Em conjugação, todos estes aspectos de combate, aliados aos golpes especiais de cada lutador tornam os combates muito “sui generis” e disformes. A imprevisibilidade aguda-se cada vez que o torneio caminha para o seu epílogo e mesmo sem ter em conta a opção dos diversos graus de dificuldade que em MVS é de uma rapidez assustadora. Os adversários defendem e atacam melhor o que obriga o jogador a treinar muito a sua equipa e conhecer de cor todos os golpes. Daí que a falta de uma opção de treino para que o jogador possa executar todos os golpes seja uma falha difícil de suplantar. A aprendizagem faz-se então nos combates, sem tempo de preparação, o que torna a tarefa mais difícil de cumprir em especial a realização dos combos. Contudo, depois da habituação ao controlo de jogo e aceitando perder bastante tempo numa linha de adaptação considerável, colhem-se os primeiros frutos.
Entrar no campo gráfico, significa percorrer uma estética bidimensional colorida, diversificada e pormenorizada. Para um jogo com a idade nos doze anos, é incrível como passado todo este tempo ainda se faz sentir actual, fresco e jovem.
Resulta por isso positivo a escolha de um cenário próprio para cada nacionalidade de lutadores, não olvidando, e muito bem, uma série de pequenos detalhes da vida social e cultural do país em presença. Há objectos deslocáveis, como os papagaios e pequenos chimpazés que percorrem o palco de jogo no Brasil, onde a vegetação verde e densa da Amazónia prevalece como fundo. Na Inglaterra, pássaros atravessam os céus enquanto a guarda da Rainha figura passivamente, rejubilando o público cada vez que há vencedor.
Na Itália, equipa preenchida por carismáticos lutadores de Fatal Fury, há foguetes explodindo no ar, sentam-se em gôndolas, observando, os companheiros de combate dessa série, aspecto que não deixa de ser hilariante.
Por outro lado, enquanto decorrem os combates, os restantes lutadores permanecem no cenário, afastados, como que à espera da sua vez, manifestando-se com satisfação sempre que o seu colega saiu vencedor ou exprimindo pesar cada vez que é derrotado.
A variedade de cores chocantes é imensa, os fundos erguem-se com pormenor e as personagens, personalizadas, míticas e reproduzidas com elevado detalhe, movimentam-se numa simplicidade, graciosidade e rapidez incríveis. É esta vivacidade multicolorida e elevada pormenorização que em articulação com aspectos desenhados de raiz sem preocupação de fervor realista emprestam ao grafismo um forte cunho de animação e labor técnico.

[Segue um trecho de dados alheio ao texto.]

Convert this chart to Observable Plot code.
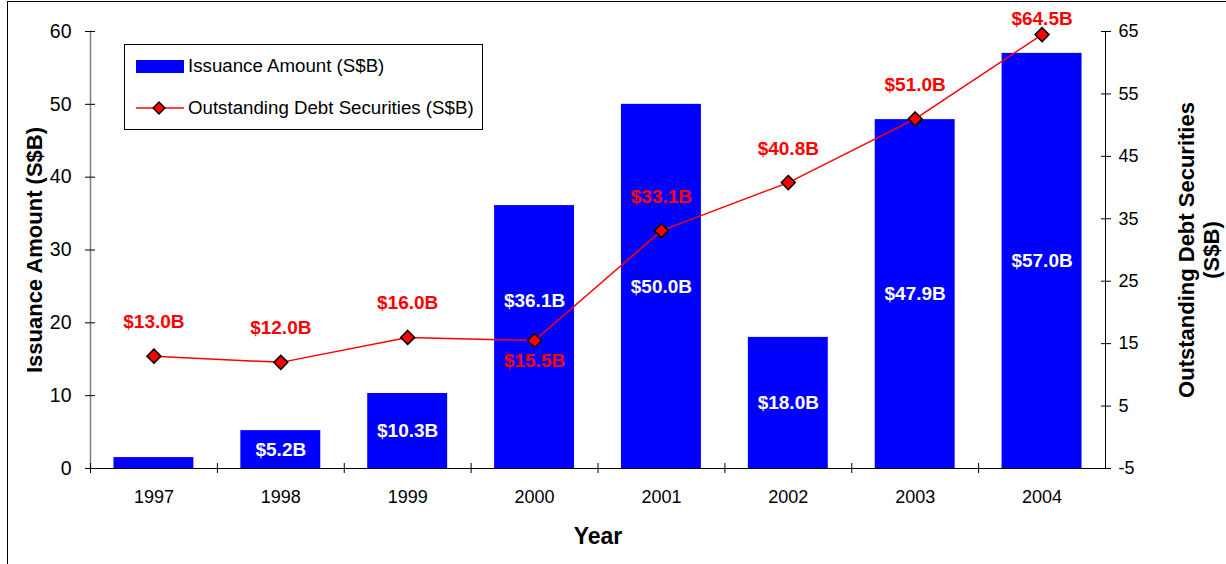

Para a época, tornava-se difícil inaugurar capítulo melhor. Cada ataque especial foi desenhado com rigor e atenção, como o fogo que brota da mão de Kyo cada vez que ergue alto o punho ou os ciclones que Joe Higashi empurra na direcção dos adversários.
A este brilhante corte gráfico, típico da SNK, associa-se uma vertente sonora arcada nas entoações de combate e opções de escolha, bem como músicas convincentes e adaptadas ao cenário em questão. Confesso que tenho pelos temas da Itália, Japão, Brasil e China os meus preferidos. As personagens exprimem vocalmente os seus ataques, reservando para o final algumas exclamações de vitória e consagração. Neste âmbito a variedade impera como é natural.
No final fica a ideia que este KOF 94 impulsionou o desenvolvimento e descoberta de novos caminhos neste formato de jogo. Foi pioneiro em termos bastantes, abrindo alas e despontando uma série para a ribalta e sucesso dos videojogos, sendo que apesar da erosão do tempo não ficou só um ícone, uma peça de colecção ou um esteio firme a visitar no percurso histórico desta indústria; é sobretudo recomendável e incrivelmente viciante, mesmo para os tempos que correm.